Scott Bartlett, a board member of Gordon Howie’s Life and Liberty group, waves his arms vaguely and inaccurately about the separation of church and state:

“It’s not the same country I grew up in,” he said. “We used to have all kinds of freedom, and I feel that’s slipping away.”

Bartlett listened to a Czechoslovakian man recently who voiced a similar concern.

“He said that if liberty disappears in America, there’s nowhere else to go,” Bartlett recalled.

He hopes that someday, Christianity will once again be the bedrock of communities.

“So if I want to bring my Bible to school, I can,” he said. “It’s to teach fundamental Christian principles, to love our neighbor as ourselves. Don’t chastise me and I won’t chastise you, and we’ll all meet our maker in the end and sort it out” [Kayla Gahagan, “Church and State ‘Intricately Woven’,” Rapid City Journal, 2015.05.30].

Scott Bartlett is well past school age, so the question of whether he can bring a Bible to school hinges mostly on the question of why he’s coming to a school in the first place and what he’s planning to do there. But students can bring a Bible to school. Heck, when I was in high school, I checked out a bible from the school library, carried it around in my backpack, and even read it in chemistry class. Nothing happened. Whatever good it may do us, we have as much liberty as ever to carry bibles and torahs and korans around.
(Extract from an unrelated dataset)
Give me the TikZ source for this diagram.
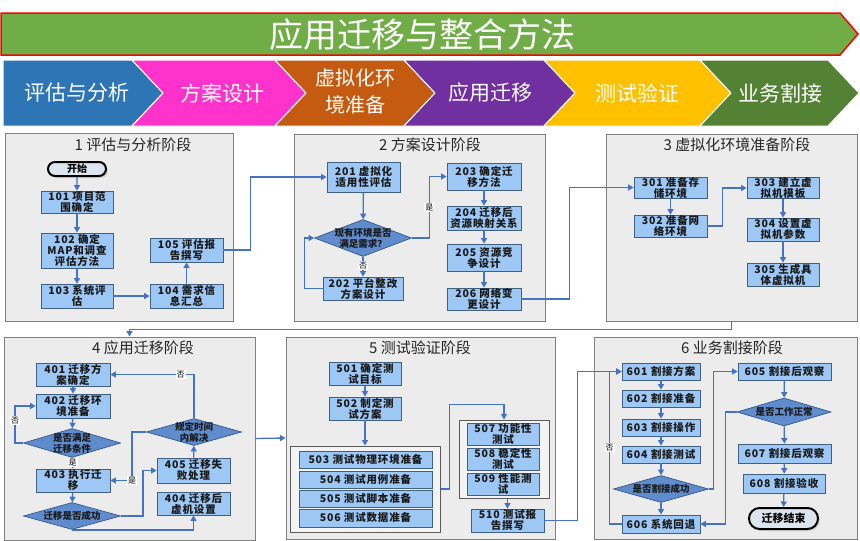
\documentclass[tikz,border=0pt]{standalone}
\usepackage{fontspec}
\setmainfont{Noto Sans CJK SC}
\usetikzlibrary{shapes.geometric,shapes.misc,arrows.meta,calc,shadows}

\definecolor{nodefill}{HTML}{9DC8F5}
\definecolor{nodeline}{HTML}{41607F}
\definecolor{diafill}{HTML}{5F8CCD}
\definecolor{dialine}{HTML}{3D5F8F}
\definecolor{arrowc}{HTML}{4472C4}
\definecolor{panelfill}{HTML}{ECECEC}
\definecolor{panelline}{HTML}{808080}
\definecolor{groupfill}{HTML}{F4F4F4}
\definecolor{groupline}{HTML}{5A5A5A}
\definecolor{termfill}{HTML}{DCE4EE}
\definecolor{bannerfill}{HTML}{70AD47}
\definecolor{cA}{HTML}{2E75B6}
\definecolor{cB}{HTML}{FF33CC}
\definecolor{cC}{HTML}{C55A11}
\definecolor{cD}{HTML}{7030A0}
\definecolor{cE}{HTML}{FFC000}
\definecolor{cF}{HTML}{548235}

\tikzset{
  wh/.style 2 args={minimum width=#1pt, minimum height=#2pt},
  box/.style={draw=nodeline, fill=nodefill, line width=0.8pt, inner sep=0pt,
    align=center, font=\bfseries\fontsize{10.5}{11}\selectfont\addfontfeature{LetterSpace=8}, text=black!90},
  dia/.style={diamond, draw=dialine, fill=diafill, line width=0.8pt, inner sep=0pt},
  dtext/.style={align=center, font=\bfseries\fontsize{9.5}{11}\selectfont, text=black!90, inner sep=0pt},
  panel/.style={draw=panelline, fill=panelfill, line width=1pt, inner sep=0pt},
  grp/.style={draw=groupline, fill=groupfill, line width=1pt, inner sep=0pt},
  term/.style={rounded rectangle, draw=black, line width=2pt, fill=termfill, inner sep=0pt,
    font=\bfseries\fontsize{10}{11}\selectfont,
    drop shadow={shadow xshift=2pt, shadow yshift=-2pt, fill=black!25}},
  arr/.style={draw=arrowc, line width=1.3pt, -{Triangle[length=5.5pt,width=6pt]}},
  lbl/.style={fill=white, inner sep=1pt, font=\fontsize{8}{9}\selectfont, text=black},
  ptitle/.style={font=\fontsize{15}{16}\selectfont, text=black!85, inner sep=0pt},
  chevtext/.style={font=\fontsize{21}{26}\selectfont, text=white, align=center, inner sep=0pt},
  chev/.style={draw=white, line width=1pt}
}

\begin{document}
\begin{tikzpicture}[x=1pt, y=-1pt]
\useasboundingbox (0,0) rectangle (860,541);
\fill[white] (0,0) rectangle (860,541);

% banner
\draw[fill=bannerfill, draw=red, line width=1.5pt] (1,13) -- (840,13) -- (858,34) -- (840,55) -- (1,55) -- cycle;
\node[font=\fontsize{34}{40}\selectfont, text=white, inner sep=0pt] (title) at (422,35) {应用迁移与整合方法};

% chevrons
\fill[cA, chev] (3,60) -- (132,60) -- (163,93) -- (132,126) -- (3,126) -- cycle;
\fill[cB, chev] (132,60) -- (275,60) -- (306,93) -- (275,126) -- (132,126) -- (163,93) -- cycle;
\fill[cC, chev] (275,60) -- (404,60) -- (435,93) -- (404,126) -- (275,126) -- (306,93) -- cycle;
\fill[cD, chev] (404,60) -- (544,60) -- (575,93) -- (544,126) -- (404,126) -- (435,93) -- cycle;
\fill[cE, chev] (544,60) -- (700,60) -- (731,93) -- (700,126) -- (544,126) -- (575,93) -- cycle;
\fill[cF, chev] (700,60) -- (828,60) -- (859,93) -- (828,126) -- (700,126) -- (731,93) -- cycle;
\node[chevtext] (ch1) at (77,93) {评估与分析};
\node[chevtext] (ch2) at (222,93) {方案设计};
\node[chevtext, font=\fontsize{20}{27}\selectfont] (ch3) at (355,91) {虚拟化环\\境准备};
\node[chevtext] (ch4) at (490,93) {应用迁移};
\node[chevtext] (ch5) at (637,93) {测试验证};
\node[chevtext] (ch6) at (780,93) {业务割接};

% panels
\node[panel, wh={228}{188}] (P1) at (119,227) {};
\node[panel, wh={251}{187}] (P2) at (419.5,227.5) {};
\node[panel, wh={251}{187}] (P3) at (731.5,227.5) {};
\node[panel, wh={251}{203}] (P4) at (129.5,438.5) {};
\node[panel, wh={269}{202}] (P5) at (420.5,438) {};
\node[panel, wh={263}{202}] (P6) at (725.5,438) {};
\node[ptitle] (t1) at (133,145) {1 评估与分析阶段};
\node[ptitle] (t2) at (430,145) {2 方案设计阶段};
\node[ptitle] (t3) at (737,145) {3 虚拟化环境准备阶段};
\node[ptitle] (t4) at (143,348) {4 应用迁移阶段};
\node[ptitle] (t5) at (420,348) {5 测试验证阶段};
\node[ptitle] (t6) at (732,348) {6 业务割接阶段};

% panel 1
\node[term, wh={58}{14}] (start) at (77,169) {开始};
\node[box, wh={72}{22}] (n101) at (77,202) {101 项目范\\围确定};
\node[box, wh={72}{35}] (n102) at (77,250.5) {102 确定\\MAP和调查\\评估方法};
\node[box, wh={72}{24}] (n103) at (77,296) {103 系统评\\估};
\node[box, wh={73}{24}] (n104) at (186.5,296) {104 需求信\\息汇总};
\node[box, wh={73}{24}] (n105) at (186.5,250) {105 评估报\\告撰写};

% panel 2
\node[box, wh={73}{30}] (n201) at (363.5,177) {201 虚拟化\\适用性评估};
\node[dia, wh={97}{37}, label={[dtext]center:{现有环境是否\\满足需求？}}] (d2) at (363,238) {};
\node[box, wh={80}{23}] (n202) at (363,288.5) {202 平台整改\\方案设计};
\node[box, wh={74}{27}] (n203) at (484,176.5) {203 确定迁\\移方法};
\node[box, wh={74}{24}] (n204) at (484,218) {204 迁移后\\资源映射关系};
\node[box, wh={74}{27}] (n205) at (484,257.5) {205 资源竞\\争设计};
\node[box, wh={74}{22}] (n206) at (484,299) {206 网络变\\更设计};

% panel 3
\node[box, wh={73}{21}] (n301) at (670.5,187.5) {301 准备存\\储环境};
\node[box, wh={73}{22}] (n302) at (670.5,226) {302 准备网\\络环境};
\node[box, wh={72}{20}] (n303) at (783,188) {303 建立虚\\拟机模板};
\node[box, wh={72}{23}] (n304) at (783,229.5) {304 设置虚\\拟机参数};
\node[box, wh={72}{23}] (n305) at (783,274.5) {305 生成具\\体虚拟机};

% panel 4
\node[box, wh={74}{23}] (n401) at (73,374.5) {401 迁移方\\案确定};
\node[box, wh={74}{24}] (n402) at (73,406) {402 迁移环\\境准备};
\node[dia, wh={97}{29}, label={[dtext]center:{是否满足\\迁移条件}}] (d41) at (72,443) {};
\node[box, wh={74}{23}] (n403) at (73,480.5) {403 执行迁\\移};
\node[dia, wh={97}{27}, label={[dtext]center:{迁移是否成功}}] (d42) at (72,516) {};
\node[box, wh={73}{23}] (n404) at (193.5,503.5) {404 迁移后\\虚机设置};
\node[box, wh={73}{25}] (n405) at (193.5,470.5) {405 迁移失\\败处理};
\node[dia, wh={95}{27}, label={[dtext]center:{规定时间\\内解决}}] (d43) at (194,432) {};

% panel 5
\node[box, wh={72}{23}] (n501) at (365,373.5) {501 确定测\\试目标};
\node[box, wh={72}{23}] (n502) at (365,408.5) {502 制定测\\试方案};
\node[grp, wh={150}{86}] (gA) at (365,489) {};
\node[box, wh={133}{17}] (n503) at (365.5,459.5) {503 测试物理环境准备};
\node[box, wh={133}{17}] (n504) at (365.5,479.5) {504 测试用例准备};
\node[box, wh={133}{17}] (n505) at (365.5,498.5) {505 测试脚本准备};
\node[box, wh={133}{18}] (n506) at (365.5,518) {506 测试数据准备};
\node[grp, wh={90}{78}] (gB) at (504,459) {};
\node[box, wh={72}{22}] (n507) at (503,434) {507 功能性\\测试};
\node[box, wh={72}{22}] (n508) at (503,459) {508 稳定性\\测试};
\node[box, wh={72}{22}] (n509) at (503,484) {509 性能测\\试};
\node[box, wh={73}{23}] (n510) at (507.5,520.5) {510 测试报\\告撰写};

% panel 6
\node[box, wh={78}{17}] (n601) at (661,371.5) {601 割接方案};
\node[box, wh={78}{17}] (n602) at (661,398.5) {602 割接准备};
\node[box, wh={78}{17}] (n603) at (661,427.5) {603 割接操作};
\node[box, wh={78}{17}] (n604) at (661,454.5) {604 割接测试};
\node[dia, wh={95}{27}, label={[dtext]center:{是否割接成功}}] (d61) at (661,489) {};
\node[box, wh={78}{18}] (n606) at (661,524) {606 系统回退};
\node[box, wh={93}{17}] (n605) at (784.5,371.5) {605 割接后观察};
\node[dia, wh={94}{28}, label={[dtext]center:{是否工作正常}}] (d62) at (784,412) {};
\node[box, wh={93}{19}] (n607) at (784.5,453.5) {607 割接后观察};
\node[box, wh={82}{19}] (n608) at (784,483.5) {608 割接验收};
\node[term, wh={69}{21}, font=\bfseries\fontsize{11}{12}\selectfont] (end) at (783.5,518.5) {迁移结束};

% ---- connectors panel 1
\draw[arr] (start) -- (n101);
\draw[arr] (n101) -- (n102);
\draw[arr] (n102) -- (n103);
\draw[arr] (n103) -- (n104);
\draw[arr] (n104) -- (n105);
\draw[arr] (n105.east) -- ++(27,0) |- (n201.west);
% panel 2
\draw[arr] (n201) -- (d2);
\draw[arr] (d2) -- (n202) node[lbl, pos=0.45] {否};
\draw[arr] (n202.west) -- ++(-18,0) |- (d2.west);
\draw[arr] (d2.east) -- ++(17.5,0) |- (n203.west) node[lbl, pos=0.25] {是};
\draw[arr] (n203) -- (n204);
\draw[arr] (n204) -- (n205);
\draw[arr] (n205) -- (n206);
\draw[arr] (n206.east) -- ++(48,0) |- (n301.west);
% panel 3
\draw[arr] (n301) -- (n302);
\draw[arr] (n302.east) -- ++(15,0) |- (n303.west);
\draw[arr] (n303) -- (n304);
\draw[arr] (n304) -- (n305);
\draw[arr] (P3.south) -- ++(0,8) -| (P4.north);
% panel 4
\draw[arr] (n401) -- (n402);
\draw[arr] (n402) -- (d41);
\draw[arr] (d41) -- (n403) node[lbl, pos=0.45] {是};
\draw[arr] (d41.west) -- ++(-8,0) |- (n402.west) node[lbl, pos=0.3] {否};
\draw[arr] (n403) -- (d42);
\draw[arr] (d42.east) -- ++(22,0) |- (n405.west);
\draw[arr] (d42.south) -| (n404.south);
\draw[arr] (n405) -- (d43);
\draw[arr] (d43.north) |- (n401.east) node[lbl, pos=0.58] {否};
\draw[arr] (d43.west) -- ++(-14,0) |- (n403.east) node[lbl, pos=0.5] {是};
\draw[arr] (P4.east) -- (P5.west);
% panel 5
\draw[arr] (n501) -- (n502);
\draw[arr] (n502) -- (gA);
\draw[arr] (gA.east) -- ++(9,0) |- ($(gB.north)+(0,-15)$) -- (gB.north);
\draw[arr] (gB.south -| n510.north) -- (n510.north);
\draw[arr] (n510.east) -- ++(33,0) |- (n601.west);
% panel 6
\draw[arr] (n601) -- (n602);
\draw[arr] (n602) -- (n603);
\draw[arr] (n603) -- (n604);
\draw[arr] (n604) -- (d61);
\draw[arr] (d61) -- (n606);
\draw[arr] (n606.west) -- ++(-12,0) |- (n601.west) node[lbl, pos=0.25] {否};
\draw[arr] (d61.east) -- ++(4.5,0) |- (n605.west);
\draw[arr] (n605) -- (d62);
\draw[arr] (d62) -- (n607);
\draw[arr] (n607) -- (n608);
\draw[arr] (n608) -- (end);
\draw[arr] (d62.west) -- ++(-11,0) |- (n606.east);
\end{tikzpicture}
\end{document}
Bartlett’s “not the same country” exposes both a fallacy (does any country stay the same rfom generation to generation?) and the fundamental fear motivating Tea-Partyish outfits like the Life and Liberty group. They see America changing colors… or perhaps more accurately the colors that have been here for some time becoming more numerous and getting a real say in how the country runs. Bartlett’s sense of liberty disappearing is really a sense of dominion and privilege disappearing, an unsavory fear that he dresses up in patriotism and Christianity.

Gordon Howie joins in the false hype, saying “We’re in a more critical time” without offering any quantification of heightened problems that make his call to action or the altar any more urgent than what got the Minutemen out of bed 240 years ago, or the doughboys 100 years ago, or the hippies 50 years ago. Then Howie the clever politician undermines confidence in the political system that people of all faiths can use in concert to seek solutions to the problems of our shared polis and argues that “real solutions” can only come from Christians:

“What we’re looking for is real solutions,” he said. “How do we solve the record of South Dakota having a record number of some of the poorest counties in the nation?”

There are kids in this state, he added, that go to bed hungry, raped, abused and abandoned. “We need God-fearing men and women to stop the inhumanity toward man,” he said.

The calls for help from the body of Christ, and patriotic people, are not mutually exclusive, he said. “It has to come from the community of faith,” Howie said.

“People who promote the myth of the separation of church and state miss the point. Without moral integrity, we cannot succeed as a state or nation. They are intricately woven” [Gahagan, 2015.05.30].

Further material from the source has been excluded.